### A block of data
-.-.-
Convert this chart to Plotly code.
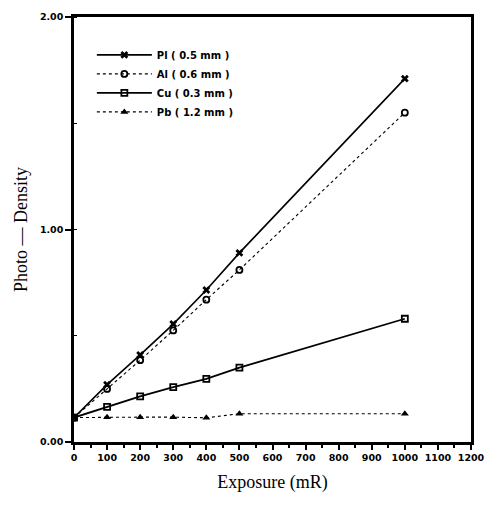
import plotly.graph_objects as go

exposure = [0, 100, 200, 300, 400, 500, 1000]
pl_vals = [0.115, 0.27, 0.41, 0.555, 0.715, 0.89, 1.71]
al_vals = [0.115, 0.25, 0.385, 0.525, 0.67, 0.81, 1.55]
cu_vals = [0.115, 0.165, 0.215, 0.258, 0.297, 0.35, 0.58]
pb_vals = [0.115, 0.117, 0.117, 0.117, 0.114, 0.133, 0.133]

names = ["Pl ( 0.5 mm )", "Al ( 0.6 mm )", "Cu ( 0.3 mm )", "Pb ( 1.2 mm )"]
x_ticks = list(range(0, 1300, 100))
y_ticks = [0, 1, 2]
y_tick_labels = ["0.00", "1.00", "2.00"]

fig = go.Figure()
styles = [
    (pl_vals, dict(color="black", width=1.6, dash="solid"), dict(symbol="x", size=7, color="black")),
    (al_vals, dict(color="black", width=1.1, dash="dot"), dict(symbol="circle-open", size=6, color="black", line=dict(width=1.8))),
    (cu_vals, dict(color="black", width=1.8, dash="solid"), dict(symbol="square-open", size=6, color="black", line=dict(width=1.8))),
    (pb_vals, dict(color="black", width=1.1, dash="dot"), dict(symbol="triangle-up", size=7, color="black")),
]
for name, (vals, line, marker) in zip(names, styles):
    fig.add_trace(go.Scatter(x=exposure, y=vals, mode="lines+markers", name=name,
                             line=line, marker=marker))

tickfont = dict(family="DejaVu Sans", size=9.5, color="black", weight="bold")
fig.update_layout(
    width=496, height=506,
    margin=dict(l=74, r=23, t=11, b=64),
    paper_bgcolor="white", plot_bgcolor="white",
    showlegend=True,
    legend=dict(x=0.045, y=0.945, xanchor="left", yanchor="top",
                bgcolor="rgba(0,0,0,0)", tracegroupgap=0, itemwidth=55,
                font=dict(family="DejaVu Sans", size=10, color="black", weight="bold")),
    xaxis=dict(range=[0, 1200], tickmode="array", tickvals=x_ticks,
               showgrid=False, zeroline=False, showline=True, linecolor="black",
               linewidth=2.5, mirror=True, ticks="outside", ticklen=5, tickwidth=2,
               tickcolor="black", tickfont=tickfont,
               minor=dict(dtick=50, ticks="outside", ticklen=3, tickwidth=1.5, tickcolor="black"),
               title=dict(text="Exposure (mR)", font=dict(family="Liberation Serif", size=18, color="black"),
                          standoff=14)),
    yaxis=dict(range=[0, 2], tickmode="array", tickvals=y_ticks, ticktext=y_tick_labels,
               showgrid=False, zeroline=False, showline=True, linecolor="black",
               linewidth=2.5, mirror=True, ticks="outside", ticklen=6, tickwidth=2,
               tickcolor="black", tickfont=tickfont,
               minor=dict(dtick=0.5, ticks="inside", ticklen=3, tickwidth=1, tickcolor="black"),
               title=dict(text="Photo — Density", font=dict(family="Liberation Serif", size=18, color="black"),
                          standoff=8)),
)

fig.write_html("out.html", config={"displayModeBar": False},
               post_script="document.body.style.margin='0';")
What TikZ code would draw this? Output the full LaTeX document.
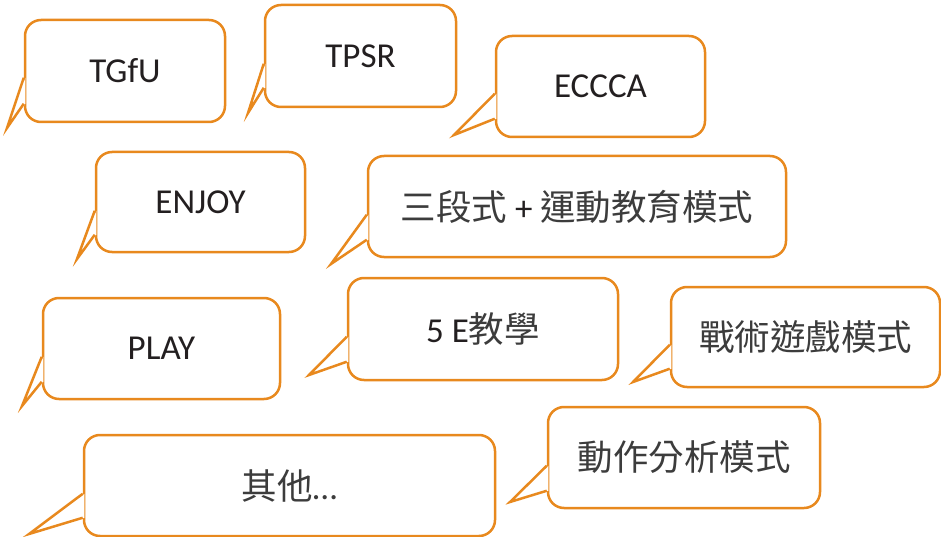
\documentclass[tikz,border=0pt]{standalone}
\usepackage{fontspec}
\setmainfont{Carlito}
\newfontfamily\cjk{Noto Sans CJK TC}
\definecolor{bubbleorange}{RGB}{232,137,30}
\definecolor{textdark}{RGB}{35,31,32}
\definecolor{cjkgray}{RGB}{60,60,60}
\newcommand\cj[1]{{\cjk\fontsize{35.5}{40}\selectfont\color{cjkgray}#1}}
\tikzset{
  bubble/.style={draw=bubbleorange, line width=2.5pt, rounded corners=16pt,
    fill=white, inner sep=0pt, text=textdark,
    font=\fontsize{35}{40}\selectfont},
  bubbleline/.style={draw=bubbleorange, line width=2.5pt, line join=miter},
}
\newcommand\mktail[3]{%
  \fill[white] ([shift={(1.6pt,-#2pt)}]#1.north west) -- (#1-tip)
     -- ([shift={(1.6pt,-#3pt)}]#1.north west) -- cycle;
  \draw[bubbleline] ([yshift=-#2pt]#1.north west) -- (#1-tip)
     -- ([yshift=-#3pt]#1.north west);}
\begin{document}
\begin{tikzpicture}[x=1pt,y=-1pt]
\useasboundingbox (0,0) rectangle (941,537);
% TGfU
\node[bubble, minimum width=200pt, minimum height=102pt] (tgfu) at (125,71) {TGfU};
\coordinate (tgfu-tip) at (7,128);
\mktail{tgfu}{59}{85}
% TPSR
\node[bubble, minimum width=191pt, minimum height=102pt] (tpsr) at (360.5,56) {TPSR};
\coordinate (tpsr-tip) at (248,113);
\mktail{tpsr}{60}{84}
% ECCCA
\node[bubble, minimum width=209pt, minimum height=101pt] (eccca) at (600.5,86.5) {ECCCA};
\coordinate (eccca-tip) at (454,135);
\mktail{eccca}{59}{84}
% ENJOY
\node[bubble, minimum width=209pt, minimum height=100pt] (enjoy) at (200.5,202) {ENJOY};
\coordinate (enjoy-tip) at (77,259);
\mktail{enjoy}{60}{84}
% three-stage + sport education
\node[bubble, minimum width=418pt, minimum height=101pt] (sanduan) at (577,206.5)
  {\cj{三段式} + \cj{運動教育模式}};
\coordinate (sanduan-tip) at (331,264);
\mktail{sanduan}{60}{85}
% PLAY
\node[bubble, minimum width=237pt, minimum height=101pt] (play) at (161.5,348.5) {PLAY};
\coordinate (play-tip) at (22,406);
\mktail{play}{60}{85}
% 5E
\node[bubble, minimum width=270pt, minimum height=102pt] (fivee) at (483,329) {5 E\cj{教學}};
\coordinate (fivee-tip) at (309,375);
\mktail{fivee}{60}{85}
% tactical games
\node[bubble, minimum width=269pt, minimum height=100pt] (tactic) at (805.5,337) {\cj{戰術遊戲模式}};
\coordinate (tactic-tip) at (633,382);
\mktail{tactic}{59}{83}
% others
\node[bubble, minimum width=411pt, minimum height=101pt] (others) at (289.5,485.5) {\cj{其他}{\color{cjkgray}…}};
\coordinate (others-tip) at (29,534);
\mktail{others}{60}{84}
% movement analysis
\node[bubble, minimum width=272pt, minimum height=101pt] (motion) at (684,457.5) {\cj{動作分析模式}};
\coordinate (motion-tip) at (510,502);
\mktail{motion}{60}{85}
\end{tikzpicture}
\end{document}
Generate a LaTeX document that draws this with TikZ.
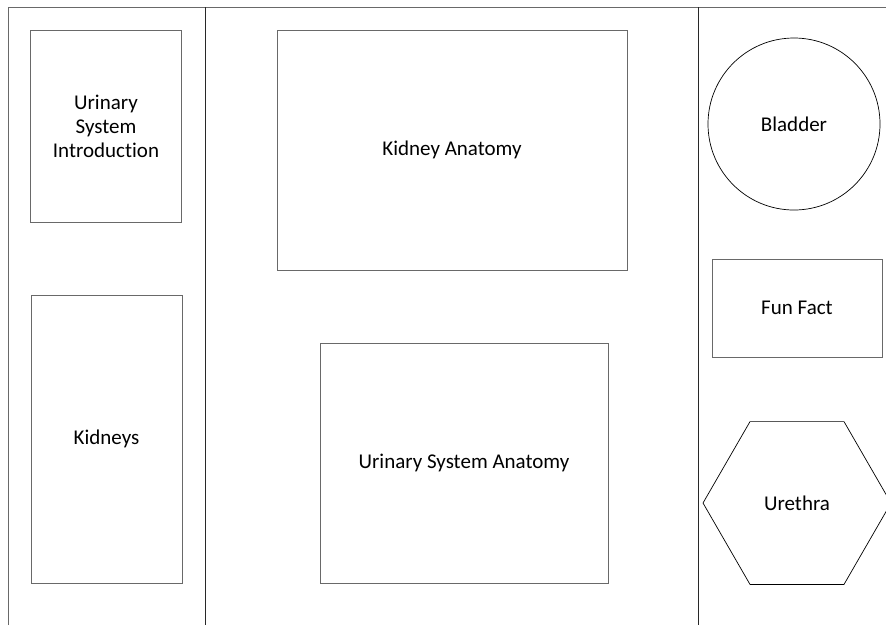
-.-.-
### Objective
Skip the pictures, then retype every line above exactly.

### Result of the exercise
Convert this chart to Plotly code.
import plotly.graph_objects as go

exposure = [0, 100, 200, 300, 400, 500, 1000]
pl_vals = [0.115, 0.27, 0.41, 0.555, 0.715, 0.89, 1.71]
al_vals = [0.115, 0.25, 0.385, 0.525, 0.67, 0.81, 1.55]
cu_vals = [0.115, 0.165, 0.215, 0.258, 0.297, 0.35, 0.58]
pb_vals = [0.115, 0.117, 0.117, 0.117, 0.114, 0.133, 0.133]

names = ["Pl ( 0.5 mm )", "Al ( 0.6 mm )", "Cu ( 0.3 mm )", "Pb ( 1.2 mm )"]
x_ticks = list(range(0, 1300, 100))
y_ticks = [0, 1, 2]
y_tick_labels = ["0.00", "1.00", "2.00"]

fig = go.Figure()
styles = [
    (pl_vals, dict(color="black", width=1.6, dash="solid"), dict(symbol="x", size=7, color="black")),
    (al_vals, dict(color="black", width=1.1, dash="dot"), dict(symbol="circle-open", size=6, color="black", line=dict(width=1.8))),
    (cu_vals, dict(color="black", width=1.8, dash="solid"), dict(symbol="square-open", size=6, color="black", line=dict(width=1.8))),
    (pb_vals, dict(color="black", width=1.1, dash="dot"), dict(symbol="triangle-up", size=7, color="black")),
]
for name, (vals, line, marker) in zip(names, styles):
    fig.add_trace(go.Scatter(x=exposure, y=vals, mode="lines+markers", name=name,
                             line=line, marker=marker))

tickfont = dict(family="DejaVu Sans", size=9.5, color="black", weight="bold")
fig.update_layout(
    width=496, height=506,
    margin=dict(l=74, r=23, t=11, b=64),
    paper_bgcolor="white", plot_bgcolor="white",
    showlegend=True,
    legend=dict(x=0.045, y=0.945, xanchor="left", yanchor="top",
                bgcolor="rgba(0,0,0,0)", tracegroupgap=0, itemwidth=55,
                font=dict(family="DejaVu Sans", size=10, color="black", weight="bold")),
    xaxis=dict(range=[0, 1200], tickmode="array", tickvals=x_ticks,
               showgrid=False, zeroline=False, showline=True, linecolor="black",
               linewidth=2.5, mirror=True, ticks="outside", ticklen=5, tickwidth=2,
               tickcolor="black", tickfont=tickfont,
               minor=dict(dtick=50, ticks="outside", ticklen=3, tickwidth=1.5, tickcolor="black"),
               title=dict(text="Exposure (mR)", font=dict(family="Liberation Serif", size=18, color="black"),
                          standoff=14)),
    yaxis=dict(range=[0, 2], tickmode="array", tickvals=y_ticks, ticktext=y_tick_labels,
               showgrid=False, zeroline=False, showline=True, linecolor="black",
               linewidth=2.5, mirror=True, ticks="outside", ticklen=6, tickwidth=2,
               tickcolor="black", tickfont=tickfont,
               minor=dict(dtick=0.5, ticks="inside", ticklen=3, tickwidth=1, tickcolor="black"),
               title=dict(text="Photo — Density", font=dict(family="Liberation Serif", size=18, color="black"),
                          standoff=8)),
)

fig.write_html("out.html", config={"displayModeBar": False},
               post_script="document.body.style.margin='0';")
What TikZ code would draw this? Output the full LaTeX document.
\documentclass[tikz,border=0pt]{standalone}
\usepackage{fontspec}
\setmainfont{Carlito}
\newfontfamily\cjk{Noto Sans CJK TC}
\definecolor{bubbleorange}{RGB}{232,137,30}
\definecolor{textdark}{RGB}{35,31,32}
\definecolor{cjkgray}{RGB}{60,60,60}
\newcommand\cj[1]{{\cjk\fontsize{35.5}{40}\selectfont\color{cjkgray}#1}}
\tikzset{
  bubble/.style={draw=bubbleorange, line width=2.5pt, rounded corners=16pt,
    fill=white, inner sep=0pt, text=textdark,
    font=\fontsize{35}{40}\selectfont},
  bubbleline/.style={draw=bubbleorange, line width=2.5pt, line join=miter},
}
\newcommand\mktail[3]{%
  \fill[white] ([shift={(1.6pt,-#2pt)}]#1.north west) -- (#1-tip)
     -- ([shift={(1.6pt,-#3pt)}]#1.north west) -- cycle;
  \draw[bubbleline] ([yshift=-#2pt]#1.north west) -- (#1-tip)
     -- ([yshift=-#3pt]#1.north west);}
\begin{document}
\begin{tikzpicture}[x=1pt,y=-1pt]
\useasboundingbox (0,0) rectangle (941,537);
% TGfU
\node[bubble, minimum width=200pt, minimum height=102pt] (tgfu) at (125,71) {TGfU};
\coordinate (tgfu-tip) at (7,128);
\mktail{tgfu}{59}{85}
% TPSR
\node[bubble, minimum width=191pt, minimum height=102pt] (tpsr) at (360.5,56) {TPSR};
\coordinate (tpsr-tip) at (248,113);
\mktail{tpsr}{60}{84}
% ECCCA
\node[bubble, minimum width=209pt, minimum height=101pt] (eccca) at (600.5,86.5) {ECCCA};
\coordinate (eccca-tip) at (454,135);
\mktail{eccca}{59}{84}
% ENJOY
\node[bubble, minimum width=209pt, minimum height=100pt] (enjoy) at (200.5,202) {ENJOY};
\coordinate (enjoy-tip) at (77,259);
\mktail{enjoy}{60}{84}
% three-stage + sport education
\node[bubble, minimum width=418pt, minimum height=101pt] (sanduan) at (577,206.5)
  {\cj{三段式} + \cj{運動教育模式}};
\coordinate (sanduan-tip) at (331,264);
\mktail{sanduan}{60}{85}
% PLAY
\node[bubble, minimum width=237pt, minimum height=101pt] (play) at (161.5,348.5) {PLAY};
\coordinate (play-tip) at (22,406);
\mktail{play}{60}{85}
% 5E
\node[bubble, minimum width=270pt, minimum height=102pt] (fivee) at (483,329) {5 E\cj{教學}};
\coordinate (fivee-tip) at (309,375);
\mktail{fivee}{60}{85}
% tactical games
\node[bubble, minimum width=269pt, minimum height=100pt] (tactic) at (805.5,337) {\cj{戰術遊戲模式}};
\coordinate (tactic-tip) at (633,382);
\mktail{tactic}{59}{83}
% others
\node[bubble, minimum width=411pt, minimum height=101pt] (others) at (289.5,485.5) {\cj{其他}{\color{cjkgray}…}};
\coordinate (others-tip) at (29,534);
\mktail{others}{60}{84}
% movement analysis
\node[bubble, minimum width=272pt, minimum height=101pt] (motion) at (684,457.5) {\cj{動作分析模式}};
\coordinate (motion-tip) at (510,502);
\mktail{motion}{60}{85}
\end{tikzpicture}
\end{document}
Generate a LaTeX document that draws this with TikZ.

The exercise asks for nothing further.